An Expert Overview of "Memory In Memory: A Predictive Neural Network for Learning Higher-Order Non-Stationarity from Spatiotemporal Dynamics"

The paper "Memory In Memory: A Predictive Neural Network for Learning Higher-Order Non-Stationarity from Spatiotemporal Dynamics" presents a novel approach aimed at improving the predictive capability of neural networks on spatiotemporal data, such as video sequences and forecasting applications. The authors introduce the Memory In Memory (MIM) architecture — an innovation designed to capture higher-order non-stationary dynamics through advanced memory manipulation in Recurrent Neural Networks (RNNs).

Key Concepts and Methodology

The authors address the inherent limitations of traditional RNNs in modeling non-stationary processes. Existing models, especially those relying on relatively static memory transitions, often fall short in predicting complex spatiotemporal dynamics characterized by non-stationary elements. The MIM network focuses on refining these memory transitions by leveraging differencing operations — a concept borrowed from time-series analysis — to systematically reduce non-stationary components to a more predictable form.

Memory In Memory Blocks: At the core of this approach is the MIM block, which replaces traditional forget gates with a dual-module system. This system includes a non-stationary module (MIM-N) and a stationary module (MIM-S). MIM-N captures non-stationary features by analyzing the differencing of sequential hidden states, potentially transforming complex temporal dynamics into stationary signals. MIM-S, on the other hand, handles the approximately stationary variations, enhancing the predictability over longer time spans.

Hierarchical Network Structure: The authors propose a vertically stacked network of MIM blocks capable of encoding higher-order non-stationarities.
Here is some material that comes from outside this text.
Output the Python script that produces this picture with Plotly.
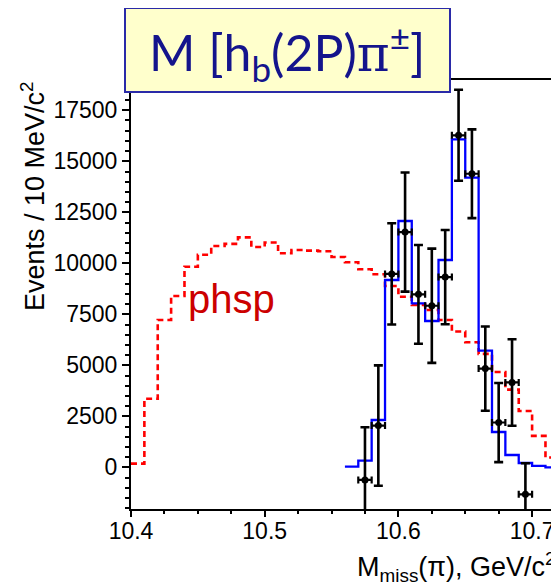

This hierarchical structuring permits the model to iteratively stationarize and thus improve the predictability of the spatiotemporal process.

Empirical Evaluation

The efficacy of the MIM architecture is rigorously validated across four datasets: the synthetic Moving MNIST dataset, the traffic flow prediction dataset (TaxiBJ), the Radar Echo dataset for precipitation forecasting, and the Human3.6M dataset for human action prediction. Remarkably, MIM outperforms both contemporary and prior art models across all tested scenarios. Key quantitative indicators, including MSE, SSIM, and Critical Success Index (CSI), demonstrate its superiority, particularly in scenarios characterized by pronounced non-stationary dynamics.
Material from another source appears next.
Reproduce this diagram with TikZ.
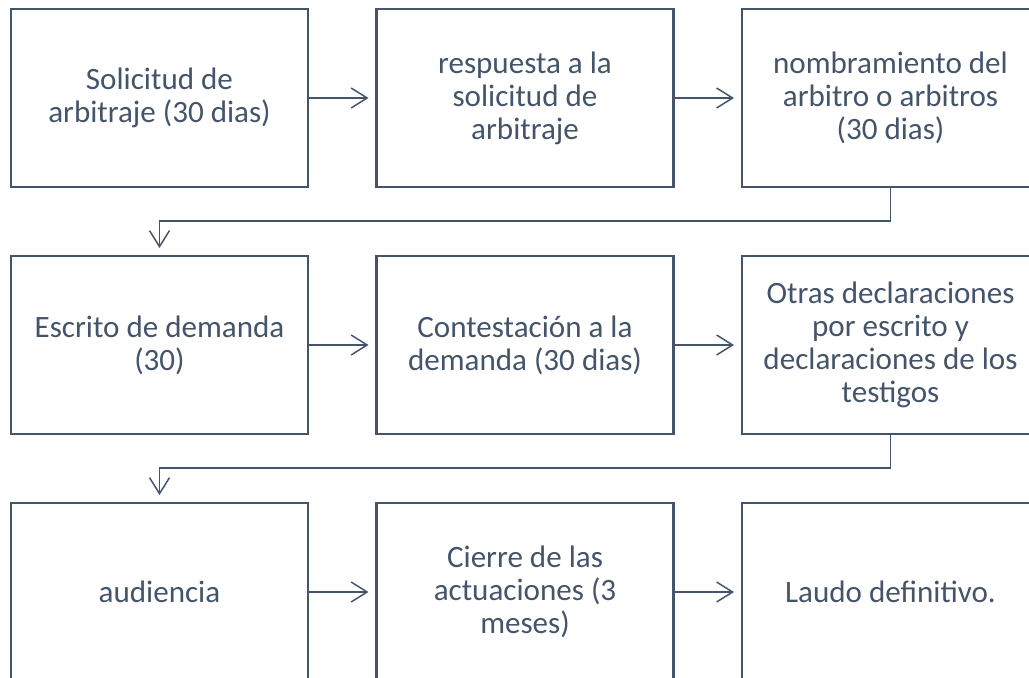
\documentclass[tikz,border=0pt]{standalone}
\usepackage{fontspec}
\setmainfont{Carlito}
\usetikzlibrary{arrows.meta}
\definecolor{slate}{HTML}{44546A}
\begin{document}
\begin{tikzpicture}[x=0.75pt,y=-0.75pt,
  box/.style={draw=slate,line width=1.9pt,minimum width=222.75pt,minimum height=133.5pt,
    inner sep=0pt,outer sep=0pt,align=center,text=slate,
    font=\fontsize{23.3}{24.75}\selectfont},
  conn/.style={draw=slate,line width=1.1pt,
    -{Straight Barb[length=12pt,width=15pt,line width=1.1pt]},shorten >=6pt}]
\useasboundingbox (0,0) rectangle (1029,678);
\clip (0,0) rectangle (1029,678);
\node[box] (b1) at (159.5,98) {Solicitud de\\arbitraje (30 dias)};
\node[box] (b2) at (525,98) {respuesta a la\\solicitud de\\arbitraje};
\node[box] (b3) at (890.5,98) {nombramiento del\\arbitro o arbitros\\(30 dias)};
\node[box] (b4) at (159.5,345) {Escrito de demanda\\(30)};
\node[box] (b5) at (525,345) {Contestación a la\\demanda (30 dias)};
\node[box] (b6) at (890.5,345) {Otras declaraciones\\por escrito y\\declaraciones de los\\testigos};
\node[box] (b7) at (159.5,592) {audiencia};
\node[box] (b8) at (525,592) {Cierre de las\\actuaciones (3\\meses)};
\node[box] (b9) at (890.5,592) {Laudo definitivo.};
\draw[conn] (b1) -- (b2);
\draw[conn] (b2) -- (b3);
\draw[conn] (b4) -- (b5);
\draw[conn] (b5) -- (b6);
\draw[conn] (b7) -- (b8);
\draw[conn] (b8) -- (b9);
\draw[conn] (b3.south) -- ++(0,34) -| (b4.north);
\draw[conn] (b6.south) -- ++(0,34) -| (b7.north);
\end{tikzpicture}
\end{document}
For instance, in the Moving MNIST dataset, the MIM-based models achieved competitive results, notably in scenarios marked by severe occlusions and pixel overlaps, illustrating enhanced capabilities in delineating complex motion paths. Similarly, for radar echo predictions, MIM proved exceptionally adept at capturing variabilities due to weather dynamics.

Implications and Future Directions

The proposed MIM network extends the horizon for applying machine learning to real-world spatiotemporal problems. By enhancing the understanding and modeling of higher-order non-stationarity, MIM contributes both to theoretical advancements in RNN architectures and practical applications in forecasting and video prediction. The dual-memory system, backed by differential inputs, opens new avenues for making complex dynamical systems more amenable to prediction.

Future developments could explore integrating MIM principles with other RNN variants or applying the framework to broader classes of spatiotemporal datasets. Moreover, expanding the application of MIM networks to multi-modal datasets or in conjunction with attention mechanisms could be a promising area of research. The flexibility inherent in the MIM architecture allows it to potentially be adapted to diverse prediction tasks, emphasizing its relevance beyond the datasets explored in the work.

In summary, the Memory In Memory architecture represents a significant step forward in the modeling of spatiotemporal dynamics, providing an effective framework for tackling complex prediction challenges characterized by non-stationarity.